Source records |

==============================

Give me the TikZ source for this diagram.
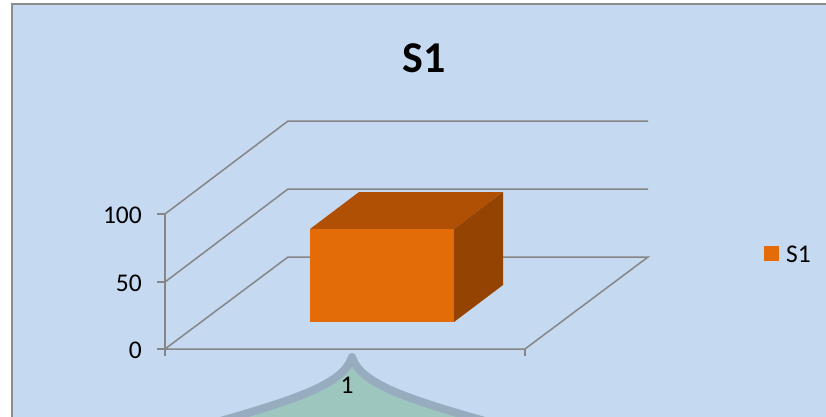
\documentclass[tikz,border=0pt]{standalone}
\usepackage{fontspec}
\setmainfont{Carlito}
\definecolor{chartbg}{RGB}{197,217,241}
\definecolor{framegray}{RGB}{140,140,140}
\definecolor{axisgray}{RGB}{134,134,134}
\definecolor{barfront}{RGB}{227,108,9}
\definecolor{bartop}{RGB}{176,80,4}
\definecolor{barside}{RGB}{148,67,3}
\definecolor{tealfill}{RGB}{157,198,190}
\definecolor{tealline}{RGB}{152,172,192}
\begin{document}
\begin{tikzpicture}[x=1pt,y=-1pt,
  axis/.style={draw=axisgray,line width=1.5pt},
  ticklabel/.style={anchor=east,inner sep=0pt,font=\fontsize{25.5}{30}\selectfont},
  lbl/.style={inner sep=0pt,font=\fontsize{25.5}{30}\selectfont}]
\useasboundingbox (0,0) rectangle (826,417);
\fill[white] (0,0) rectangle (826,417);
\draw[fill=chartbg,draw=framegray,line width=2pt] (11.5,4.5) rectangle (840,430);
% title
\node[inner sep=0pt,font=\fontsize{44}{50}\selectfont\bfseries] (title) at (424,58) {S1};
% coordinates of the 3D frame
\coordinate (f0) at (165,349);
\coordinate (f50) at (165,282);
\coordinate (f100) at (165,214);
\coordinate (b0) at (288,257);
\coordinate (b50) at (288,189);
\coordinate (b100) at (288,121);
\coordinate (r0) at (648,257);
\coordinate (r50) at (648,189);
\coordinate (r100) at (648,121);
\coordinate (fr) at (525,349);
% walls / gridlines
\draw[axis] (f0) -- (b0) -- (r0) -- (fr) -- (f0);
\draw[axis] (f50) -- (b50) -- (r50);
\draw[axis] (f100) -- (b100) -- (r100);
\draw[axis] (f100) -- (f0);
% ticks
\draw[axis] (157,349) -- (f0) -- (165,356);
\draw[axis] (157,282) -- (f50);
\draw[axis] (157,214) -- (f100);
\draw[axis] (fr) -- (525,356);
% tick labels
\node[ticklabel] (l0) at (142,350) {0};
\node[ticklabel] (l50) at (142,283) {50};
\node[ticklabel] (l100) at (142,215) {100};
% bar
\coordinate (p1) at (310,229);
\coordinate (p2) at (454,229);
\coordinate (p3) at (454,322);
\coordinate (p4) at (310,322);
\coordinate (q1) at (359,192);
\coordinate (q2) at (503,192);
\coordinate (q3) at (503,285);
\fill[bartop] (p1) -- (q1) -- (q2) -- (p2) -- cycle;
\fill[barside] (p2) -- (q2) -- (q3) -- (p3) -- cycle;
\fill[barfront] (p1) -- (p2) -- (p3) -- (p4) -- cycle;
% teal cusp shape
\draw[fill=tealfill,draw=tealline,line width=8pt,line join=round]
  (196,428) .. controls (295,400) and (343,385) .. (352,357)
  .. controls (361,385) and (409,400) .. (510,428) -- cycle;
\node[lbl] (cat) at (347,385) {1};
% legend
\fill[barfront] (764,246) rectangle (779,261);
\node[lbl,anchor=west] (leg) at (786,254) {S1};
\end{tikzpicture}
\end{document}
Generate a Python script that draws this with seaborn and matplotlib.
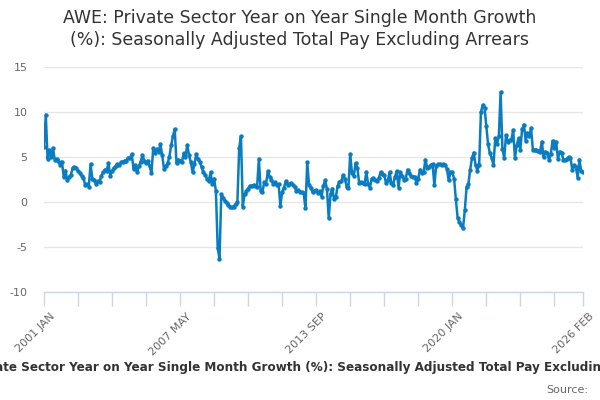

==============================

AIM | Quote the data above in full and without alteration; skip the pictures.

ANSWER FOR THIS EXERCISE |
Give me the TikZ source for this diagram.
\documentclass[tikz,border=0pt]{standalone}
\usepackage{fontspec}
\setmainfont{Carlito}
\definecolor{chartbg}{RGB}{197,217,241}
\definecolor{framegray}{RGB}{140,140,140}
\definecolor{axisgray}{RGB}{134,134,134}
\definecolor{barfront}{RGB}{227,108,9}
\definecolor{bartop}{RGB}{176,80,4}
\definecolor{barside}{RGB}{148,67,3}
\definecolor{tealfill}{RGB}{157,198,190}
\definecolor{tealline}{RGB}{152,172,192}
\begin{document}
\begin{tikzpicture}[x=1pt,y=-1pt,
  axis/.style={draw=axisgray,line width=1.5pt},
  ticklabel/.style={anchor=east,inner sep=0pt,font=\fontsize{25.5}{30}\selectfont},
  lbl/.style={inner sep=0pt,font=\fontsize{25.5}{30}\selectfont}]
\useasboundingbox (0,0) rectangle (826,417);
\fill[white] (0,0) rectangle (826,417);
\draw[fill=chartbg,draw=framegray,line width=2pt] (11.5,4.5) rectangle (840,430);
% title
\node[inner sep=0pt,font=\fontsize{44}{50}\selectfont\bfseries] (title) at (424,58) {S1};
% coordinates of the 3D frame
\coordinate (f0) at (165,349);
\coordinate (f50) at (165,282);
\coordinate (f100) at (165,214);
\coordinate (b0) at (288,257);
\coordinate (b50) at (288,189);
\coordinate (b100) at (288,121);
\coordinate (r0) at (648,257);
\coordinate (r50) at (648,189);
\coordinate (r100) at (648,121);
\coordinate (fr) at (525,349);
% walls / gridlines
\draw[axis] (f0) -- (b0) -- (r0) -- (fr) -- (f0);
\draw[axis] (f50) -- (b50) -- (r50);
\draw[axis] (f100) -- (b100) -- (r100);
\draw[axis] (f100) -- (f0);
% ticks
\draw[axis] (157,349) -- (f0) -- (165,356);
\draw[axis] (157,282) -- (f50);
\draw[axis] (157,214) -- (f100);
\draw[axis] (fr) -- (525,356);
% tick labels
\node[ticklabel] (l0) at (142,350) {0};
\node[ticklabel] (l50) at (142,283) {50};
\node[ticklabel] (l100) at (142,215) {100};
% bar
\coordinate (p1) at (310,229);
\coordinate (p2) at (454,229);
\coordinate (p3) at (454,322);
\coordinate (p4) at (310,322);
\coordinate (q1) at (359,192);
\coordinate (q2) at (503,192);
\coordinate (q3) at (503,285);
\fill[bartop] (p1) -- (q1) -- (q2) -- (p2) -- cycle;
\fill[barside] (p2) -- (q2) -- (q3) -- (p3) -- cycle;
\fill[barfront] (p1) -- (p2) -- (p3) -- (p4) -- cycle;
% teal cusp shape
\draw[fill=tealfill,draw=tealline,line width=8pt,line join=round]
  (196,428) .. controls (295,400) and (343,385) .. (352,357)
  .. controls (361,385) and (409,400) .. (510,428) -- cycle;
\node[lbl] (cat) at (347,385) {1};
% legend
\fill[barfront] (764,246) rectangle (779,261);
\node[lbl,anchor=west] (leg) at (786,254) {S1};
\end{tikzpicture}
\end{document}
Generate a Python script that draws this with seaborn and matplotlib.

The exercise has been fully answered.